With regard to Community aid programmes, the promotion of human rights and democratisation is one of the areas of cooperation provided for by programmes such as Phare, Tacis and MEDA for the period 2000-06 (replaced, from 2007-13, by instruments of pre-accession assistance, of development cooperation financing, and of neighbourhood and partnership). The Cotonou Agreement, concluded with African, Caribbean and Pacific (ACP) countries, went even further, basing the allocation of a part of the European Development Fund (governance initiative) on the beneficiary countries’ commitment to institutional reforms in several governance-related fields, including human rights, democracy and the rule of law.

On the other hand, humanitarian aid is not related to the beneficiary country’s respect for human rights, since it aims to relieve human suffering solely according to the victims’ needs. Nevertheless, the aid provided must not aggravate the situation in the beneficiary country, and it is therefore essential to consider to what extent humanitarian projects will affect the human rights situation in these countries.

A more strategic approach for the European Initiative for Democracy and Human Rights (EIDHR)

The EIDHR (replaced by the financial instrument for the promotion of democracy and human rights in the world for the period 2007-13) supports initiatives in the field of democracy and human rights in partnership with NGOs and international organisations, bringing added value to Community programmes and to the CFSP. The development of EIDHR strategies must be based on thematic priorities and target countries, and must provide the budgetary flexibility necessary for meeting urgent and unforeseen needs. This makes it possible to guarantee a long-term approach that enhances the EIDHR’s impact.

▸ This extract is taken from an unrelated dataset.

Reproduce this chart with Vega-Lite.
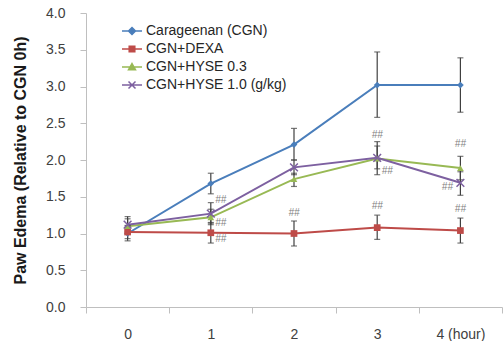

Moreover, it is also important to improve the effectiveness of cooperation with the other actors on the international stage, such as the United Nations, the Council of Europe, the International Committee for the Red Cross (ICRC), and the Organisation for Security and Cooperation in Europe (OSCE), in particular on the basis of the comparative advantage of these organisations and of the EIDHR’s priorities.

A European Human Rights Agency?

The European Council’s conclusions of June 1999 suggested examining the possibility of creating a European Human Rights Agency. This communication concludes that such an agency is not necessary. The first model, for a reporting and advisory agency, has been abandoned following the finding that the EU already has sufficient sources of information and advice. The second model, which involves the externalisation of implementation, is considered to be incompatible with the EIDHR’s essential purpose as a complement to the main assistance programmes.